June 8th, 2015     by Sheila Sampath     Issue 29: Issue 29: The Environmental Justice Issue     Comments

Illustration: Erin McPhee

When I was in high school, I was the president of a student club called “S.A.V.E.”—Students Against Violations against the Environment (I know, I know—that spells “S.A.V.A.E.”—but I didn’t make the rules!). We met over lunch hour once every week or two, and planned events and initiatives to make our school a “greener” place. Every now and then, we would have a community clean-up—we’d walk by the hydro field near the school or go down to the ravine, armed with garbage bags and rubber gloves, to pick up litter. Sometimes, we’d promote recycling by making posters reminding people to separate their paper from their plastic, and use the blue (actually, they were grey) bins in the hallways and in the cafeteria. I remember chiding other students, and sometimes even my teachers, if I saw them throwing a pop can in the garbage.

For a long time, my understanding of environmentalism was rooted in these experiences and small activisms. Being green meant being clean—putting waste where it was supposed to go. It was small acts of conservation—turning off the water when I brush my teeth, turning off the lights when I leave a room, or printing on both sides of a piece of paper. In my craftier days, it was all about up-cycling and re-purposing, decorating old jars to make lanterns, cutting up old t-shirts to make mini-skirts or underpants, or sewing old towels into re-usable menstrual products.

I still do these things (well, I wear fewer mini-skirts these days) and they were a useful starting point for me, but, as I got more involved in de-colonizing work, in class- and gender-based activism, in work that challenged both corporate and colonial institutions, I started to learn that the green that I was seeing was actually made up of a complexity of hues—the blue water many fight for access to, the yellow toxins that plague Indigenous communities, the black bitumen that is stripped from the land, and the white supremacy that underlies so much of it.

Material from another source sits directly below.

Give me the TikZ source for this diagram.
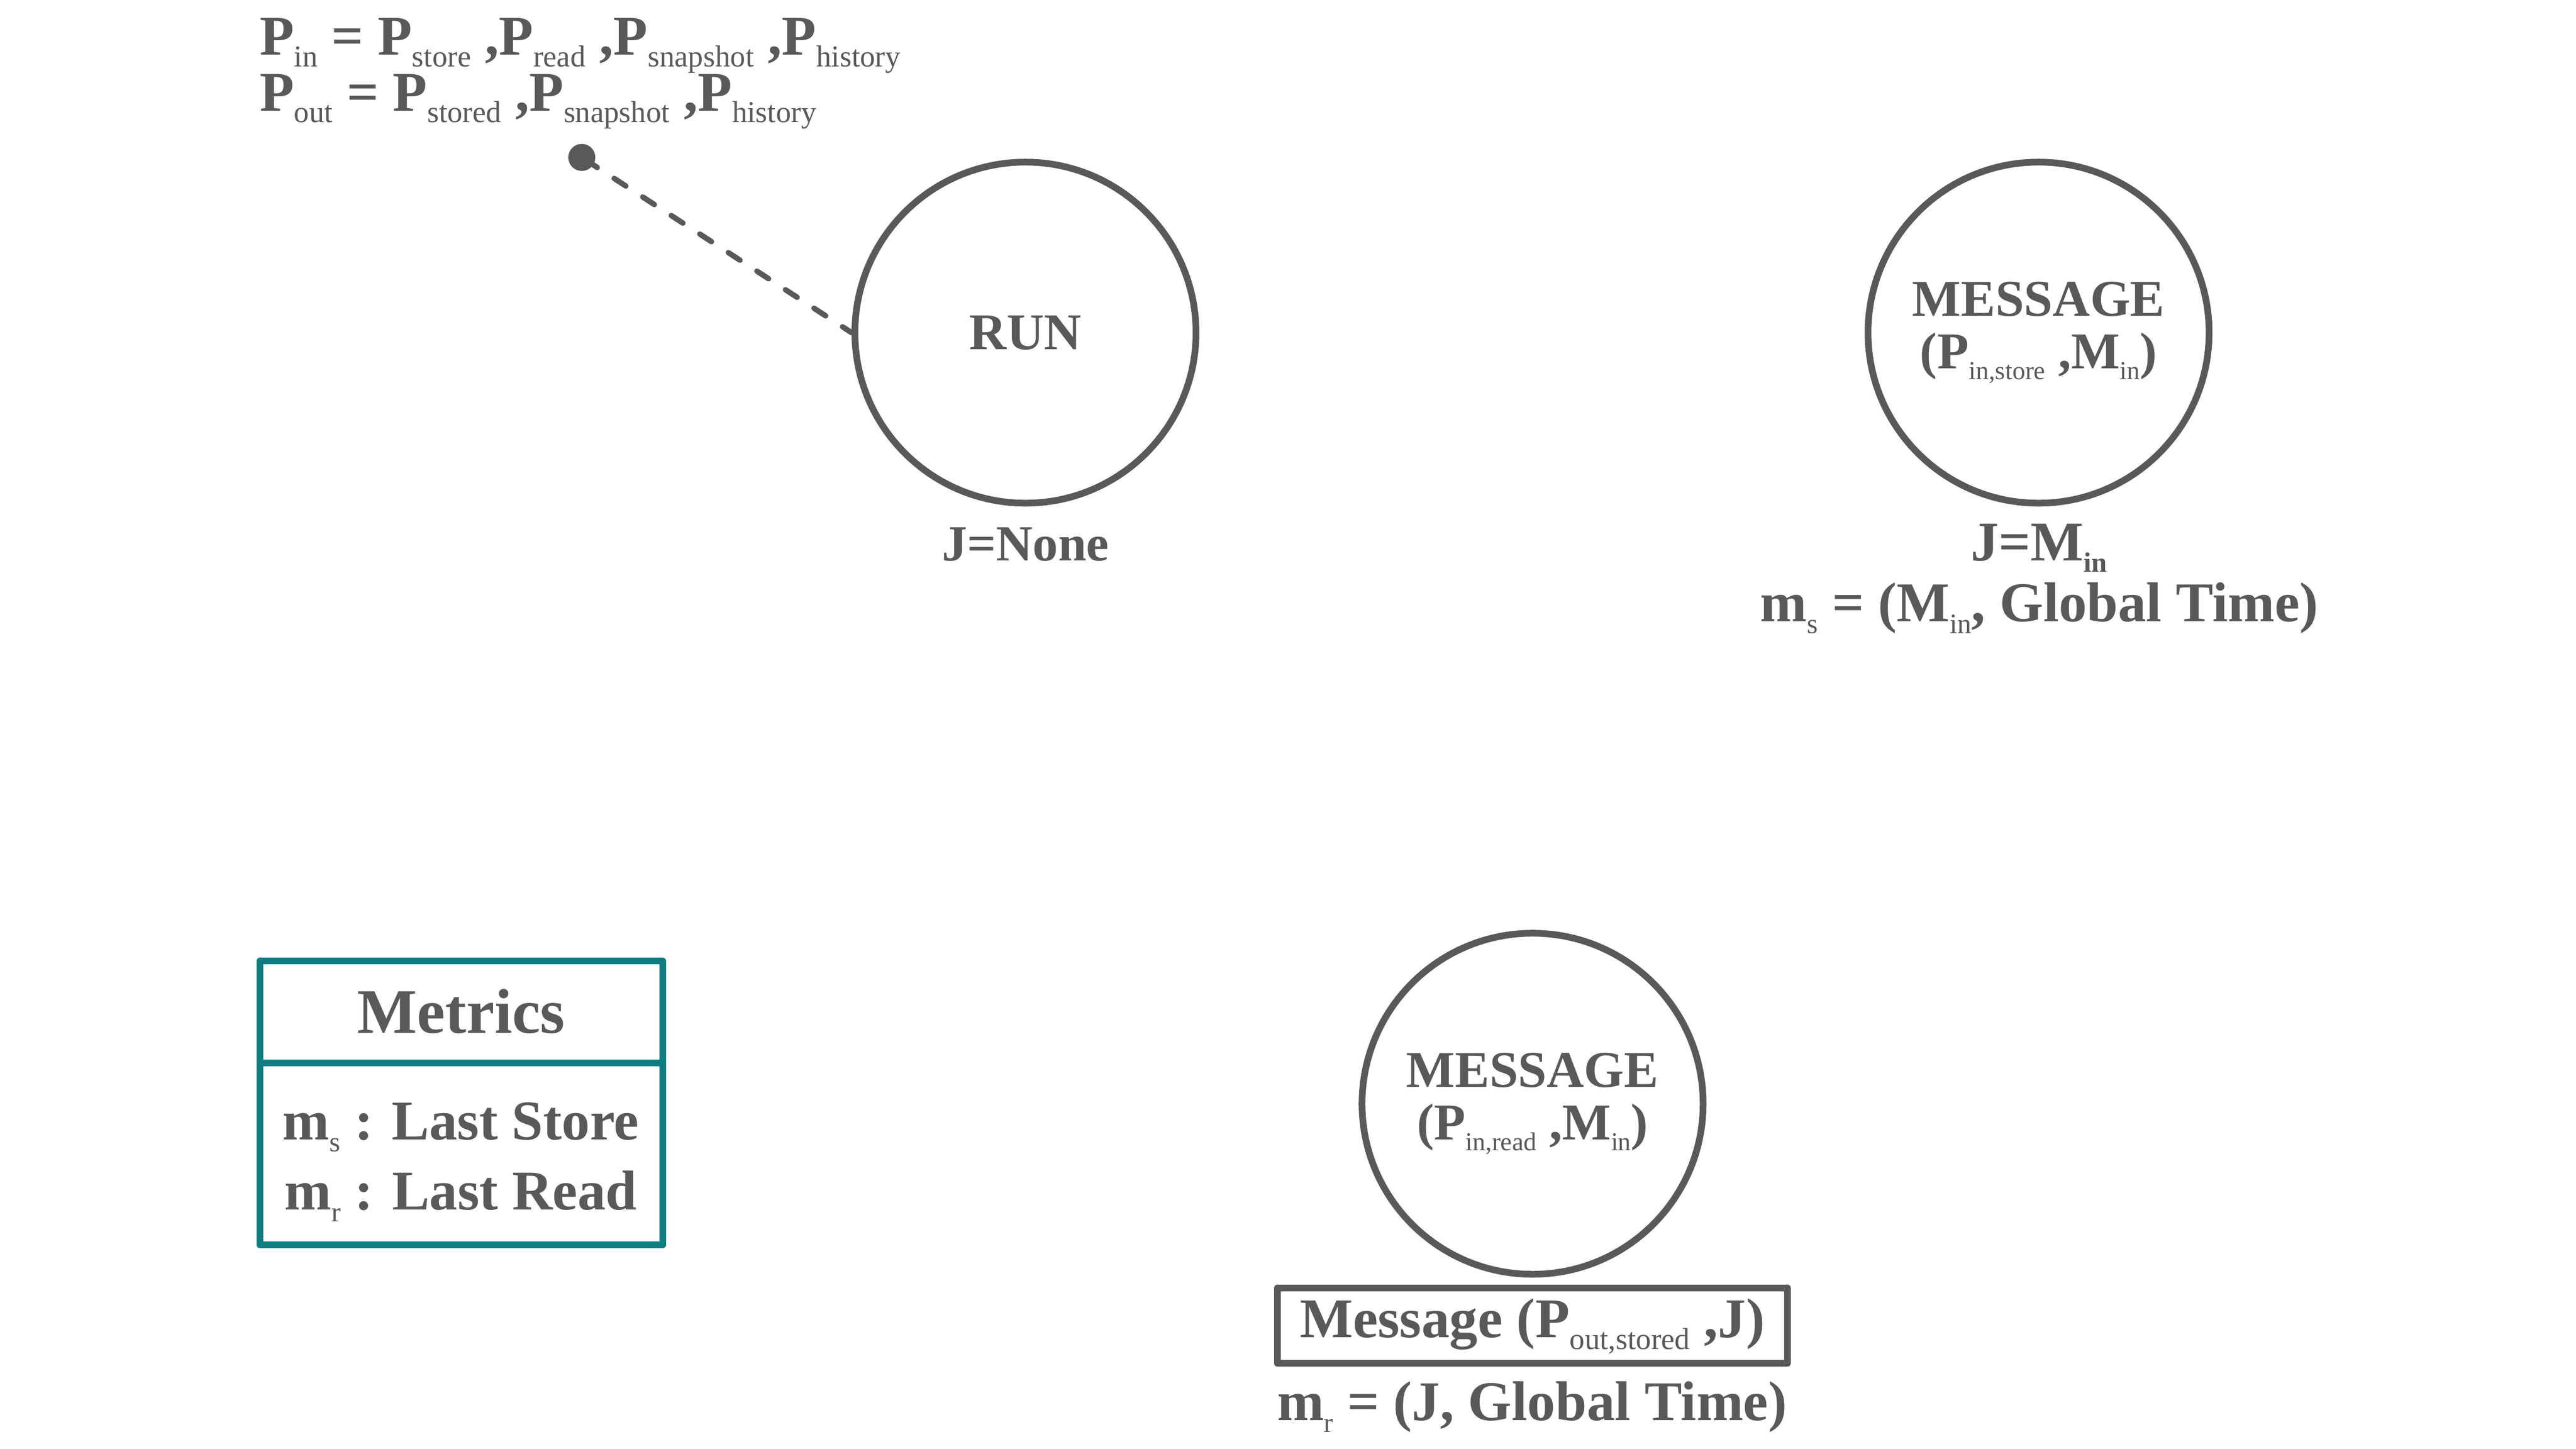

This complicated the seemingly simple act of organizing a community clean-up. Picking up a discarded lighter in a hydro field raises so many new questions. I have questions about where it came from (what toxins did its factory release in the community? What were the reproductive repercussions for the workers?) and about where it will end up after the trash bag hits the dumpster (where is the landfill? Where will be be 100 years from now?).

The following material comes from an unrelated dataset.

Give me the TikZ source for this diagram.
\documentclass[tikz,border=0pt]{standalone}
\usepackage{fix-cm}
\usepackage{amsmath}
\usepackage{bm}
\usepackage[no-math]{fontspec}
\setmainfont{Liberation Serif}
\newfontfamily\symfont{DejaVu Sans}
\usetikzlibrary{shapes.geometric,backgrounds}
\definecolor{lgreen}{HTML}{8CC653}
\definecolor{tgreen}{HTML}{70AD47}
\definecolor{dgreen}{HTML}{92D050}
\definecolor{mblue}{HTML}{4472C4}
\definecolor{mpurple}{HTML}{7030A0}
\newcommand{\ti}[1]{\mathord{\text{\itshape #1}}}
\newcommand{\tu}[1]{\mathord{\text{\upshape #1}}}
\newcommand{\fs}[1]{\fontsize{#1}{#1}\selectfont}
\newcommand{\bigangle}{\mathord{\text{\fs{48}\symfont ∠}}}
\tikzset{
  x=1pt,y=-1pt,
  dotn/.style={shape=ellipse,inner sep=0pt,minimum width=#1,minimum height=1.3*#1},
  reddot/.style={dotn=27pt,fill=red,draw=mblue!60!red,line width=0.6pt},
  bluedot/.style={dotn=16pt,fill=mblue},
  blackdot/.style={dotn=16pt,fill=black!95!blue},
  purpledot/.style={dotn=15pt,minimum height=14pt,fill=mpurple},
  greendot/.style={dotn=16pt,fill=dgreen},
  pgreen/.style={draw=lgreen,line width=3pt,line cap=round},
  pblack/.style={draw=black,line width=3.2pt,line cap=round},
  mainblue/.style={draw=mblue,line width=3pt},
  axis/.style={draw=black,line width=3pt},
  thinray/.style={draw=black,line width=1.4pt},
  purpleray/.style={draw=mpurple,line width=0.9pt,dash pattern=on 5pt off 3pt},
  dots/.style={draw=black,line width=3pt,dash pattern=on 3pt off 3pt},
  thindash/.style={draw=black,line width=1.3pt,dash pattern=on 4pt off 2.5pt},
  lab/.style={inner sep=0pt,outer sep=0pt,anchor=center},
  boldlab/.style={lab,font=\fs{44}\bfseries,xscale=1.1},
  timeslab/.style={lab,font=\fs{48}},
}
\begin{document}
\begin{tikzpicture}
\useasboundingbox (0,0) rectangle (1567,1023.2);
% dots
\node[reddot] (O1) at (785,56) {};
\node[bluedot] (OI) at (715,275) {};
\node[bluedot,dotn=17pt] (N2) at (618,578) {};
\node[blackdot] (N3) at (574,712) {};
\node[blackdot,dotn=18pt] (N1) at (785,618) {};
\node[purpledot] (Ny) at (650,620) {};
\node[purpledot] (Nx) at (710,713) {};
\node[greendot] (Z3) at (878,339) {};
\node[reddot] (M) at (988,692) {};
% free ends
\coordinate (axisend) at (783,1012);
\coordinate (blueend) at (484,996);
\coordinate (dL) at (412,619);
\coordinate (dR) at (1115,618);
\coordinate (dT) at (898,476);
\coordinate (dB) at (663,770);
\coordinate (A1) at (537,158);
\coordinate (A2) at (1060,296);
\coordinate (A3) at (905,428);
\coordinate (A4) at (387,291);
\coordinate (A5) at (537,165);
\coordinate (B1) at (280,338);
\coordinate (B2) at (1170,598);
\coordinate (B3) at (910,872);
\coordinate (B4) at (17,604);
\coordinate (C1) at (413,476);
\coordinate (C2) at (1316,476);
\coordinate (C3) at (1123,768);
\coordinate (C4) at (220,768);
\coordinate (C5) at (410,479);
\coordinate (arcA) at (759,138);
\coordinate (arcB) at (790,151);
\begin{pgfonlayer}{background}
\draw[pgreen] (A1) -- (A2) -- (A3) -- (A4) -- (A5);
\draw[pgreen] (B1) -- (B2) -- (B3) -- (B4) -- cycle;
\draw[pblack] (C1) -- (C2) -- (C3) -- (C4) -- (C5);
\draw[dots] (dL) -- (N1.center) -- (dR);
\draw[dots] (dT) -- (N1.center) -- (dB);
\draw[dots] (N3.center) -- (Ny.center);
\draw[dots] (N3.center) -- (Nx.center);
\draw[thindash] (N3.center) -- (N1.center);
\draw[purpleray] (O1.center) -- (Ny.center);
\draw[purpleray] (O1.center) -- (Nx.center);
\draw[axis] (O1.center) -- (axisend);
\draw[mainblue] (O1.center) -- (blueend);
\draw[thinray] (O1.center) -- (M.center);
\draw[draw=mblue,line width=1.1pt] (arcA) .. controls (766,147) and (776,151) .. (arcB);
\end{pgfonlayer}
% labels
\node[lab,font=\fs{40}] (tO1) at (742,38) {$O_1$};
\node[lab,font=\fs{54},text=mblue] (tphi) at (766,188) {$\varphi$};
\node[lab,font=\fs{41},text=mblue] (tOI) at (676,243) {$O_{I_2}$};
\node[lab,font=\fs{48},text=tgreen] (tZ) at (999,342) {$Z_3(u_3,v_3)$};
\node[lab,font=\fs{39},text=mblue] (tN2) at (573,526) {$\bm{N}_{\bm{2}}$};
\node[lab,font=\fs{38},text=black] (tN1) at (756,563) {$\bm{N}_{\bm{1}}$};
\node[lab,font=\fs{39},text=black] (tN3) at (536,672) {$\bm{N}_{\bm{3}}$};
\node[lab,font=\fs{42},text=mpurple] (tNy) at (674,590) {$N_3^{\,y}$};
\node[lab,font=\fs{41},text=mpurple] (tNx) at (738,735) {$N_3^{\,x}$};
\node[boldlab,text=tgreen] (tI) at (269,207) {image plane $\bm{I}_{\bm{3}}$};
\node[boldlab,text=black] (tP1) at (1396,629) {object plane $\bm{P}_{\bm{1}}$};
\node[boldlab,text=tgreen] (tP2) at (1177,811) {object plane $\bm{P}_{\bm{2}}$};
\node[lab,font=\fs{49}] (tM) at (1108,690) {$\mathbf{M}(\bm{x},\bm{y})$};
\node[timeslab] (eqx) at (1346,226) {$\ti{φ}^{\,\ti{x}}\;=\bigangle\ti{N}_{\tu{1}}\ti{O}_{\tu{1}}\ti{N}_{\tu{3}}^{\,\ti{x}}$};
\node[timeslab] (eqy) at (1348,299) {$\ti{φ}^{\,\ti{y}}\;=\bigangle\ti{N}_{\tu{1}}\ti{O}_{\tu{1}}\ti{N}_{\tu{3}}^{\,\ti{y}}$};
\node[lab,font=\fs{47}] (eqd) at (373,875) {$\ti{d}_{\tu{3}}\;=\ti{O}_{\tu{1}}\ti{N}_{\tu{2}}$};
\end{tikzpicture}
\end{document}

For me, this is where environmentalism shifts to environmental justice. While environmentalism can be a powerful choice—the choice to clean up a field or carry a re-usable bottle—environmental justice digs deeper. It starts to ask critical questions about the systems behind the choices we make, and, more significantly, the systems behind the choices that we are not allowed to make. It incorporates other -isms—feminism, anti-racism, anti-classism, to name a few. It asks difficult questions about land, sovereignty and capital. It complicates everything.

This issue of Shameless attempts to do two things at the same time: on one end, we want to embrace this complication, to frame environmental justice as a process that needs constant re-framing, to challenge the black-and-white of consumer-based choice narratives and introduce (at least) fifty new shades of green. We explore the relationship between environment and self-care (p13), reproductive justice (p16) and large-scale sporting events (p17). We talk about water sovereignty (p19), eco-classism (p24) and corporate colonialism (p28). We unpack the the ways art (p36), food (p38) and technology (p41) can both harm and heal our environments.

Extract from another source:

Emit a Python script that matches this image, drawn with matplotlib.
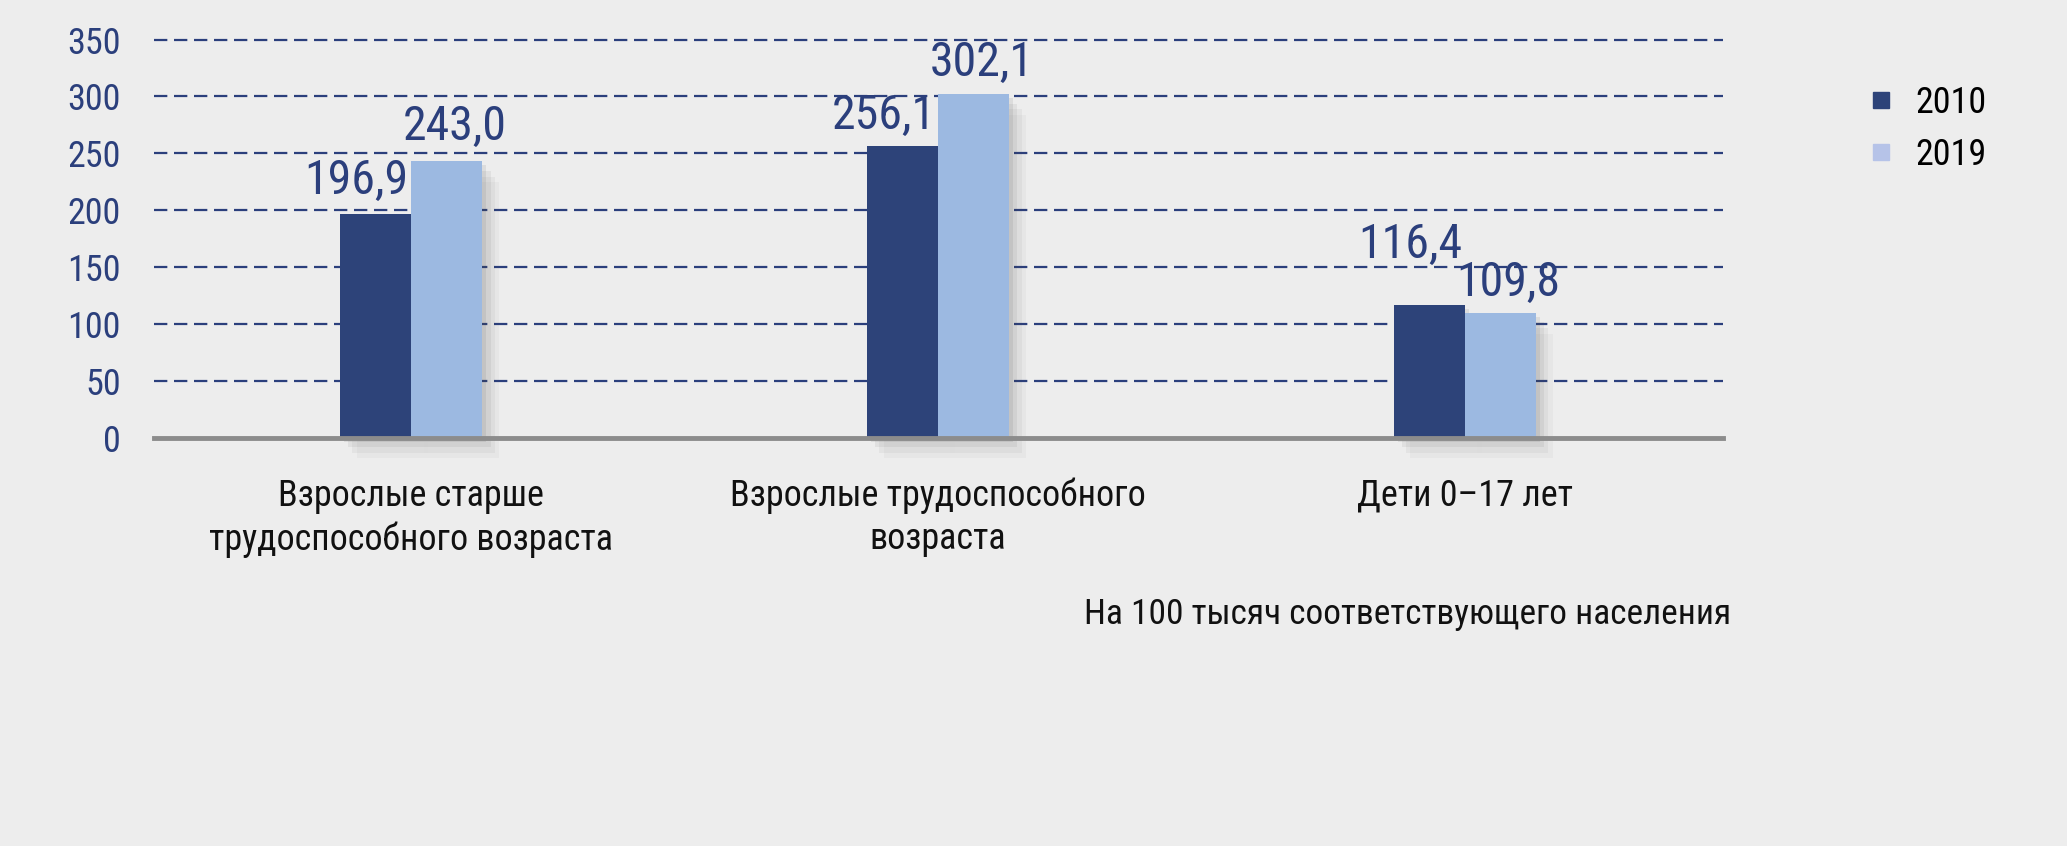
import matplotlib
matplotlib.use("Agg")
import numpy as np
import matplotlib.pyplot as plt
import matplotlib.patheffects as pe
from matplotlib.lines import Line2D

# data
categories = ["Взрослые старше\nтрудоспособного возраста",
              "Взрослые трудоспособного\nвозраста",
              "Дети 0–17 лет"]
years = ["2010", "2019"]
values_2010 = [196.9, 256.1, 116.4]
values_2019 = [243.0, 302.1, 109.8]
yticks = [0, 50, 100, 150, 200, 250, 300, 350]

# extra lift of value labels (points), so 116,4 clears 109,8
lift_2010 = [2, 0, 22]
lift_2019 = [3, 1, 0]

dark = "#2d4379"
light = "#9cb9e1"
navy = "#2b3f7c"
bg = "#ededed"

plt.rcParams["font.family"] = ["Roboto Condensed", "DejaVu Sans"]

fig = plt.figure(figsize=(20.67, 8.46), dpi=100, facecolor=bg)
ax = fig.add_axes([154 / 2067, 1 - 437.6 / 846, (1723 - 154) / 2067, 409.4 / 846])
ax.set_facecolor(bg)

x = np.arange(len(categories))
w = 0.135

# soft-ish drop shadow to the right and below
shadow = [pe.SimplePatchShadow(offset=(3, -3), shadow_rgbFace="#4a4a4a", alpha=0.10),
          pe.SimplePatchShadow(offset=(6, -7), shadow_rgbFace="#4a4a4a", alpha=0.08),
          pe.SimplePatchShadow(offset=(9, -11), shadow_rgbFace="#4a4a4a", alpha=0.06),
          pe.SimplePatchShadow(offset=(12, -15), shadow_rgbFace="#4a4a4a", alpha=0.04),
          pe.Normal()]

b1 = ax.bar(x - w / 2, values_2010, w, color=dark, zorder=3, path_effects=shadow, clip_on=False)
b2 = ax.bar(x + w / 2, values_2019, w, color=light, zorder=3, path_effects=shadow, clip_on=False)

for bars, vals, lifts, dx in [(b1, values_2010, lift_2010, -0.036),
                              (b2, values_2019, lift_2019, 0.015)]:
    for rect, v, lift in zip(bars, vals, lifts):
        ax.annotate(f"{v:.1f}".replace(".", ","),
                    (rect.get_x() + rect.get_width() / 2 + dx, v),
                    xytext=(0, 5 + lift), textcoords="offset points",
                    ha="center", va="bottom", fontsize=34.5, color=navy, zorder=5)

# dashed grid
for t in yticks[1:]:
    ax.axhline(t, color=navy, lw=1.6, ls=(0, (6, 3)), zorder=1)
ax.axhline(0, color="#8c8c8c", lw=3.5, zorder=4, clip_on=False)

ax.set_xlim(-0.488, 2.49)
ax.set_ylim(0, 360)
ax.set_yticks(yticks)
ax.set_yticklabels([str(t) for t in yticks], fontsize=26, color=navy)
ax.set_xticks(x)
ax.set_xticklabels(categories, fontsize=26, color="#111111", linespacing=1.25)
ax.tick_params(axis="y", length=0, pad=24)
ax.tick_params(axis="x", length=0, pad=29)
for s in ax.spines.values():
    s.set_visible(False)

fig.text(1731 / 2067, 1 - 614 / 846, "На 100 тысяч соответствующего населения",
         ha="right", va="center", fontsize=25.5, color="#111111")

handles = [Line2D([], [], marker="s", ls="", color=dark, markersize=11),
           Line2D([], [], marker="s", ls="", color="#b6c3e8", markersize=11)]
fig.legend(handles, years, loc="upper left", bbox_to_anchor=(1867 / 2067, 0.900),
           frameon=False, fontsize=26, handlelength=0.8, handletextpad=0.55,
           labelspacing=0.45, borderpad=0, borderaxespad=0)

fig.savefig("out.png", dpi=100, facecolor=bg)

On the other end, we want to simplify the whole mess—to put it back in your hands, to move forward in ways that make a difference to you, to your communities—and we’ve found some amazing people to inspire you to do just that. We feature young people speaking out against GMOs (p6), organizing against environmental racism (p9) and protecting their waters (p32). We are proud to feature them, and we are proud of this issue, but more than that, we are excited for the ways it will complicate, empower, and colour your world.